** Begin Data **

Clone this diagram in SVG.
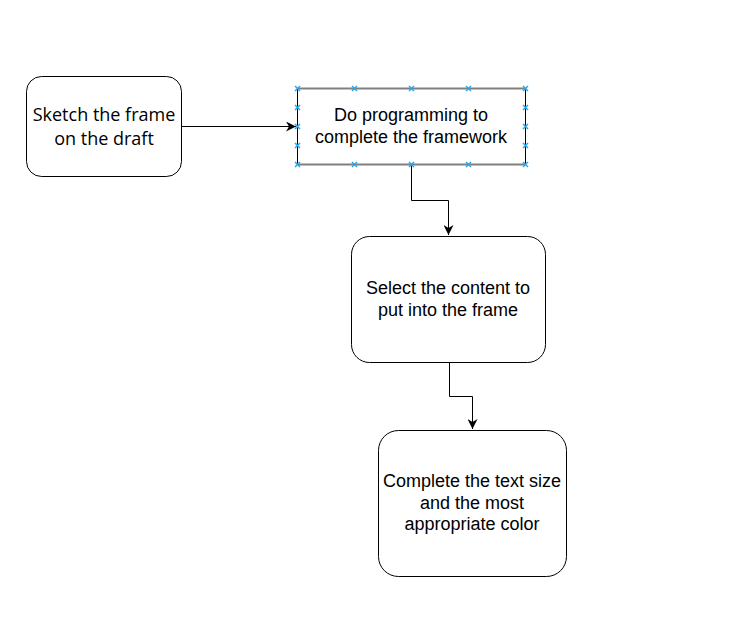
<svg xmlns="http://www.w3.org/2000/svg" width="740" height="625" viewBox="0 0 740 625">
<style>
.box{fill:#fff;stroke:#000;stroke-width:1}
.t{font-family:"Liberation Sans",Arial,sans-serif;font-size:18px;fill:#000;text-anchor:middle}
.t1{font-family:"Open Sans","Noto Sans",sans-serif;font-size:18px;fill:#000;text-anchor:middle}
.c{fill:none;stroke:#000;stroke-width:1}
.h{stroke:#29a8e8;stroke-width:1.5;fill:none}
</style>
<defs>
<marker id="a" viewBox="0 0 10 10" refX="10" refY="5" markerWidth="10" markerHeight="10" markerUnits="userSpaceOnUse" orient="auto"><path d="M0,0 L10,5 L0,10 L3,5 Z" fill="#000"/></marker>
<g id="x"><path d="M-2.5,-2.5 L2.5,2.5 M-2.5,2.5 L2.5,-2.5" class="h"/></g>
</defs>
<rect width="740" height="625" fill="#fff"/>
<g id="connectors">
<path class="c" d="M181,126.5 H296" marker-end="url(#a)"/>
<path class="c" d="M411.5,165 V200.5 H448.5 V235" marker-end="url(#a)"/>
<path class="c" d="M449.5,362 V396.5 H472.5 V429" marker-end="url(#a)"/>
</g>
<g id="n1">
<rect class="box" x="26.5" y="76.5" width="155" height="100" rx="15"/>
<text class="t1" x="104" y="121">Sketch the frame</text>
<text class="t1" x="104" y="144.5">on the draft</text>
</g>
<g id="n2">
<rect x="297.5" y="88.5" width="228" height="76" fill="#fff" stroke="none"/>
<path d="M297.5,88.5 V164.5 M525.5,88.5 V164.5" stroke="#000"/>
<path d="M297.5,88.5 H525.5 M297.5,164.5 H525.5" stroke="#808080" stroke-width="2"/>
<text class="t" x="411" y="121">Do programming to</text>
<text class="t" x="411" y="143">complete the framework</text>
<use href="#x" x="297.5" y="88.5"/><use href="#x" x="354.5" y="88.5"/><use href="#x" x="411.5" y="88.5"/><use href="#x" x="468.5" y="88.5"/><use href="#x" x="525.5" y="88.5"/>
<use href="#x" x="297.5" y="164.5"/><use href="#x" x="354.5" y="164.5"/><use href="#x" x="411.5" y="164.5"/><use href="#x" x="468.5" y="164.5"/><use href="#x" x="525.5" y="164.5"/>
<use href="#x" x="297.5" y="107.5"/><use href="#x" x="297.5" y="126.5"/><use href="#x" x="297.5" y="145.5"/>
<use href="#x" x="525.5" y="107.5"/><use href="#x" x="525.5" y="126.5"/><use href="#x" x="525.5" y="145.5"/>
</g>
<g id="n3">
<rect class="box" x="351.5" y="236.5" width="194" height="126" rx="18"/>
<text class="t" x="448" y="294">Select the content to</text>
<text class="t" x="448" y="316">put into the frame</text>
</g>
<g id="n4">
<rect class="box" x="378.5" y="430.5" width="188" height="146" rx="20"/>
<text class="t" x="472" y="487">Complete the text size</text>
<text class="t" x="472" y="509">and the most</text>
<text class="t" x="472" y="530">appropriate color</text>
</g>
</svg>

** End Data **

- The request
Using the material above, return every line exactly as it appears, minus the pictures.

- Task result
Clone this diagram in SVG.
<svg xmlns="http://www.w3.org/2000/svg" width="740" height="625" viewBox="0 0 740 625">
<style>
.box{fill:#fff;stroke:#000;stroke-width:1}
.t{font-family:"Liberation Sans",Arial,sans-serif;font-size:18px;fill:#000;text-anchor:middle}
.t1{font-family:"Open Sans","Noto Sans",sans-serif;font-size:18px;fill:#000;text-anchor:middle}
.c{fill:none;stroke:#000;stroke-width:1}
.h{stroke:#29a8e8;stroke-width:1.5;fill:none}
</style>
<defs>
<marker id="a" viewBox="0 0 10 10" refX="10" refY="5" markerWidth="10" markerHeight="10" markerUnits="userSpaceOnUse" orient="auto"><path d="M0,0 L10,5 L0,10 L3,5 Z" fill="#000"/></marker>
<g id="x"><path d="M-2.5,-2.5 L2.5,2.5 M-2.5,2.5 L2.5,-2.5" class="h"/></g>
</defs>
<rect width="740" height="625" fill="#fff"/>
<g id="connectors">
<path class="c" d="M181,126.5 H296" marker-end="url(#a)"/>
<path class="c" d="M411.5,165 V200.5 H448.5 V235" marker-end="url(#a)"/>
<path class="c" d="M449.5,362 V396.5 H472.5 V429" marker-end="url(#a)"/>
</g>
<g id="n1">
<rect class="box" x="26.5" y="76.5" width="155" height="100" rx="15"/>
<text class="t1" x="104" y="121">Sketch the frame</text>
<text class="t1" x="104" y="144.5">on the draft</text>
</g>
<g id="n2">
<rect x="297.5" y="88.5" width="228" height="76" fill="#fff" stroke="none"/>
<path d="M297.5,88.5 V164.5 M525.5,88.5 V164.5" stroke="#000"/>
<path d="M297.5,88.5 H525.5 M297.5,164.5 H525.5" stroke="#808080" stroke-width="2"/>
<text class="t" x="411" y="121">Do programming to</text>
<text class="t" x="411" y="143">complete the framework</text>
<use href="#x" x="297.5" y="88.5"/><use href="#x" x="354.5" y="88.5"/><use href="#x" x="411.5" y="88.5"/><use href="#x" x="468.5" y="88.5"/><use href="#x" x="525.5" y="88.5"/>
<use href="#x" x="297.5" y="164.5"/><use href="#x" x="354.5" y="164.5"/><use href="#x" x="411.5" y="164.5"/><use href="#x" x="468.5" y="164.5"/><use href="#x" x="525.5" y="164.5"/>
<use href="#x" x="297.5" y="107.5"/><use href="#x" x="297.5" y="126.5"/><use href="#x" x="297.5" y="145.5"/>
<use href="#x" x="525.5" y="107.5"/><use href="#x" x="525.5" y="126.5"/><use href="#x" x="525.5" y="145.5"/>
</g>
<g id="n3">
<rect class="box" x="351.5" y="236.5" width="194" height="126" rx="18"/>
<text class="t" x="448" y="294">Select the content to</text>
<text class="t" x="448" y="316">put into the frame</text>
</g>
<g id="n4">
<rect class="box" x="378.5" y="430.5" width="188" height="146" rx="20"/>
<text class="t" x="472" y="487">Complete the text size</text>
<text class="t" x="472" y="509">and the most</text>
<text class="t" x="472" y="530">appropriate color</text>
</g>
</svg>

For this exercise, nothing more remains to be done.